━━━ Information supplied

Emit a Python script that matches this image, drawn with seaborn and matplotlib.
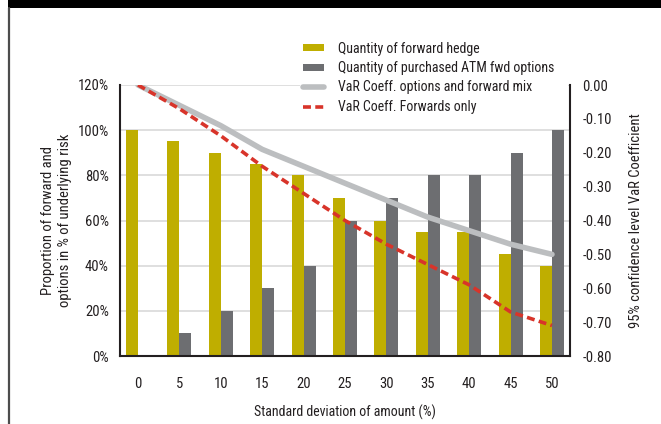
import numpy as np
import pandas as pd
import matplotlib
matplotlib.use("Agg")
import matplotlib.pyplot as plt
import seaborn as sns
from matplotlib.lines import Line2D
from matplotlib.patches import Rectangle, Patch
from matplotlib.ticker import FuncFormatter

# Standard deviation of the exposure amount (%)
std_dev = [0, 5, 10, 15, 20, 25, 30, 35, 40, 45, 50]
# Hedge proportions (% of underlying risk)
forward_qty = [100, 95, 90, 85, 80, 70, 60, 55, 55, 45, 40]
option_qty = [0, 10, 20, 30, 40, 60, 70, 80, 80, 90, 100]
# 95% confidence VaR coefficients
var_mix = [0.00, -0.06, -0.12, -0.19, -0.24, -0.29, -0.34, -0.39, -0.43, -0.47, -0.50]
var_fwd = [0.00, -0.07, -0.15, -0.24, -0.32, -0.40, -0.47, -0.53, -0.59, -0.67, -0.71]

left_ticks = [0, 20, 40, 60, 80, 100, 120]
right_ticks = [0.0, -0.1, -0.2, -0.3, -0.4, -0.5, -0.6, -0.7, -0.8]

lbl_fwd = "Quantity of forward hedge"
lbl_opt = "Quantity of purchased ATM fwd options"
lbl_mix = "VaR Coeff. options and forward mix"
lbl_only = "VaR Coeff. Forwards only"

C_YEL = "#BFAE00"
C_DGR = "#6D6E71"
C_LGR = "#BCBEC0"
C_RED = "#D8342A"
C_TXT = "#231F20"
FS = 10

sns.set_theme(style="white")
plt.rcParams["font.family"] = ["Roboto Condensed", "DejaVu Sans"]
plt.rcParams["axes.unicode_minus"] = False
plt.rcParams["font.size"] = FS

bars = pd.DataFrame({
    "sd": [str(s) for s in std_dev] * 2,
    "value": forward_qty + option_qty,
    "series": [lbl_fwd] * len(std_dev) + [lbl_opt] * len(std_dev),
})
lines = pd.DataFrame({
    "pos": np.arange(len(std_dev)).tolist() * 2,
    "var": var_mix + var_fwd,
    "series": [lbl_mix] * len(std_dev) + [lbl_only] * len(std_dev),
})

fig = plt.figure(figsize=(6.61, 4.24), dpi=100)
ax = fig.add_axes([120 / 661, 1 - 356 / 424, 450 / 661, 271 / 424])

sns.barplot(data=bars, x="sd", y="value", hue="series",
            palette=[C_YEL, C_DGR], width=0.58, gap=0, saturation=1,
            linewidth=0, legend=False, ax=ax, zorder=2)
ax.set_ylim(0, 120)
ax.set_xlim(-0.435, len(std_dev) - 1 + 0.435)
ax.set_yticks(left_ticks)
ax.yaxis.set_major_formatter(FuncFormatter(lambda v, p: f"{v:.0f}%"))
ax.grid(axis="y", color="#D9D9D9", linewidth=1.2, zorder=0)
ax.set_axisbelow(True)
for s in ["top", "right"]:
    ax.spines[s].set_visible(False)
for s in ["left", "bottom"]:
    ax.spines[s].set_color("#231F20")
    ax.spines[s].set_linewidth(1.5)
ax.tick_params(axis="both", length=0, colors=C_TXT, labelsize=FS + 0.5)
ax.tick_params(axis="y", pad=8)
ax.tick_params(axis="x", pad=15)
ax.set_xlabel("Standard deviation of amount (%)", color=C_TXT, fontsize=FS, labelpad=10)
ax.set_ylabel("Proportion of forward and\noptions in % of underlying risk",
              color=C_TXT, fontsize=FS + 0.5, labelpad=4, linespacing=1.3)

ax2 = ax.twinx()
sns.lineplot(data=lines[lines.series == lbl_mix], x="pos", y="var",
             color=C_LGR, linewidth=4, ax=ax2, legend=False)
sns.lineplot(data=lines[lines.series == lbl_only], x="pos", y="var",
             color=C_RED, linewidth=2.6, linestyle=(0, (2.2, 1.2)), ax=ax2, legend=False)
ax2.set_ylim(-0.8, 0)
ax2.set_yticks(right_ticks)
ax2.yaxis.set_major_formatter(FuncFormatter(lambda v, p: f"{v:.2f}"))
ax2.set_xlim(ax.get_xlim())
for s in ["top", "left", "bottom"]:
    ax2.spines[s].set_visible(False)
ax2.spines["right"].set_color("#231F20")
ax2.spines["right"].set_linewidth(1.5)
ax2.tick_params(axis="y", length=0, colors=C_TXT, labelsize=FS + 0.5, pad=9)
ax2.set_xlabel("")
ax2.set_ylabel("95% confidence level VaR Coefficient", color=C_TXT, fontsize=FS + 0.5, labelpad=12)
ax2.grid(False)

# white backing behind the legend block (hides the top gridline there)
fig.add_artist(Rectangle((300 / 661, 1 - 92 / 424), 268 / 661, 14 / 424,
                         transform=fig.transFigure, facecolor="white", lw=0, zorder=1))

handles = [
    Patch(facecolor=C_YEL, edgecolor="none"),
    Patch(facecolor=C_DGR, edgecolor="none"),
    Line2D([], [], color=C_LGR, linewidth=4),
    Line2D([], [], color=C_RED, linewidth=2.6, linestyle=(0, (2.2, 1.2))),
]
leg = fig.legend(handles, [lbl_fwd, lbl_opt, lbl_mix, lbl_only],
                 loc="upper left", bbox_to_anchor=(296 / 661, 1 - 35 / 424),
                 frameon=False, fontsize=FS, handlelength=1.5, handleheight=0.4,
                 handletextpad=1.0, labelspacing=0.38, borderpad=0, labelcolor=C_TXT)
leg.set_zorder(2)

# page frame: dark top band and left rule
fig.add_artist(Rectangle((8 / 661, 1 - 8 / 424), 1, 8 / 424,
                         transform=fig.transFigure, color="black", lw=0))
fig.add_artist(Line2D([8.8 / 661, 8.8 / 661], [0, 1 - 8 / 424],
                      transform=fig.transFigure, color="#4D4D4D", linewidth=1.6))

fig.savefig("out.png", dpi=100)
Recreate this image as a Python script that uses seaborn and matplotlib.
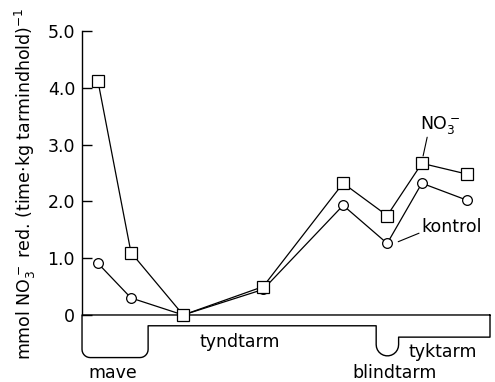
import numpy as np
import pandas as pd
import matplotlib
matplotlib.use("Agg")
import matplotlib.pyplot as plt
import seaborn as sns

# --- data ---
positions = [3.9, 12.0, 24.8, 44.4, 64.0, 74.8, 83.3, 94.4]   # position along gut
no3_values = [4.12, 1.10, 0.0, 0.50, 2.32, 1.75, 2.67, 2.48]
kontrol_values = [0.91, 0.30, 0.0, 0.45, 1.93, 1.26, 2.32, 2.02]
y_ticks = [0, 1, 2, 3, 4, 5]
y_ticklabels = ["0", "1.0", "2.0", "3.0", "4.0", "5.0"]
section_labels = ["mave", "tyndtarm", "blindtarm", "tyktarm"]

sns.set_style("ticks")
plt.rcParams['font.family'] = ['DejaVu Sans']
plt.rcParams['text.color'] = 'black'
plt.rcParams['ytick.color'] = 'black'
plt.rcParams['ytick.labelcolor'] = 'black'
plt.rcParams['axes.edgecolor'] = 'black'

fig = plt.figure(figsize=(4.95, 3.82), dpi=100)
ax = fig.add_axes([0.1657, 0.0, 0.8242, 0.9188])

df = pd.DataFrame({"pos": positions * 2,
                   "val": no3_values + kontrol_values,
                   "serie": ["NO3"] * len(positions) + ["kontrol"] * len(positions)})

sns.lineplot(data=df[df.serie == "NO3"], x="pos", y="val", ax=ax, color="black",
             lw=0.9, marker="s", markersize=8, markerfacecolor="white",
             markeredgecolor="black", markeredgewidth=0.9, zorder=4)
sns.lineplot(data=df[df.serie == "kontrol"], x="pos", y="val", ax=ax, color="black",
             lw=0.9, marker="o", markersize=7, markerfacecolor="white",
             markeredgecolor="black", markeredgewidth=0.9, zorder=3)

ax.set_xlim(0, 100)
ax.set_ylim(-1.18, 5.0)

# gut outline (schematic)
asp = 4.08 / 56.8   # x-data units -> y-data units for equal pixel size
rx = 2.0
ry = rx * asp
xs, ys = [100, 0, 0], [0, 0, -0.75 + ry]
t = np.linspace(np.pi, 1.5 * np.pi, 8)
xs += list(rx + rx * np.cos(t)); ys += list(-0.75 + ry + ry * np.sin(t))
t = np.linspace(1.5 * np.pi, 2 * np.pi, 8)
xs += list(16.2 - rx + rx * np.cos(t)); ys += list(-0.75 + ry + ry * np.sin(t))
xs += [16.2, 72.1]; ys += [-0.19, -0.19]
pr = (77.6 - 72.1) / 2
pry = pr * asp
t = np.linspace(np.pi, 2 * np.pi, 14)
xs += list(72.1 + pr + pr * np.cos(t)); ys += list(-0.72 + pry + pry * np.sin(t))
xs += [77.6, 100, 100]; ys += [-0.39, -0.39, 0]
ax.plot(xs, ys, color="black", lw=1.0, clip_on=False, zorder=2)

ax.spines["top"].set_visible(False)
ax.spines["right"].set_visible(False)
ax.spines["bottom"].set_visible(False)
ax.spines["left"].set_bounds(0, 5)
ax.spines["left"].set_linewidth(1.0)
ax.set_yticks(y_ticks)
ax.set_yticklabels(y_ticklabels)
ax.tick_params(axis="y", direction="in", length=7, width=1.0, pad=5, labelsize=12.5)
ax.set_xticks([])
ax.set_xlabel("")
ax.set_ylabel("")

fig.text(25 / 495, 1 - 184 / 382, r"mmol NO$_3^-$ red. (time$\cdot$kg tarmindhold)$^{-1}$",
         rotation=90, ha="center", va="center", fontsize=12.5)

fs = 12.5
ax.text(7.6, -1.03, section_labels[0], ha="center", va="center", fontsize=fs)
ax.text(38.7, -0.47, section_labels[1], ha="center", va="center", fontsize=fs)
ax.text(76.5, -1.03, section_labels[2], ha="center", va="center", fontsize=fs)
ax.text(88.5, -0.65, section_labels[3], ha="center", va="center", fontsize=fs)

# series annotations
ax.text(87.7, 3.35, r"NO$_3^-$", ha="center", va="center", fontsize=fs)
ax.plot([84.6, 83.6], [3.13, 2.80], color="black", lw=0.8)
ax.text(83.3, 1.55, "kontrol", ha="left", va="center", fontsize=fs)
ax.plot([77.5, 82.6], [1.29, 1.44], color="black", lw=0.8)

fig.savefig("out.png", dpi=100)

━━━━━━

§ **What needs to be done**: Take the lines from the first line of the entries through the line with "-0.6, -0.7, -0.8]", inclusive, and give them again exactly, minus any pictures.

§ **Written answer**:
Emit a Python script that matches this image, drawn with seaborn and matplotlib.
import numpy as np
import pandas as pd
import matplotlib
matplotlib.use("Agg")
import matplotlib.pyplot as plt
import seaborn as sns
from matplotlib.lines import Line2D
from matplotlib.patches import Rectangle, Patch
from matplotlib.ticker import FuncFormatter

# Standard deviation of the exposure amount (%)
std_dev = [0, 5, 10, 15, 20, 25, 30, 35, 40, 45, 50]
# Hedge proportions (% of underlying risk)
forward_qty = [100, 95, 90, 85, 80, 70, 60, 55, 55, 45, 40]
option_qty = [0, 10, 20, 30, 40, 60, 70, 80, 80, 90, 100]
# 95% confidence VaR coefficients
var_mix = [0.00, -0.06, -0.12, -0.19, -0.24, -0.29, -0.34, -0.39, -0.43, -0.47, -0.50]
var_fwd = [0.00, -0.07, -0.15, -0.24, -0.32, -0.40, -0.47, -0.53, -0.59, -0.67, -0.71]

left_ticks = [0, 20, 40, 60, 80, 100, 120]
right_ticks = [0.0, -0.1, -0.2, -0.3, -0.4, -0.5, -0.6, -0.7, -0.8]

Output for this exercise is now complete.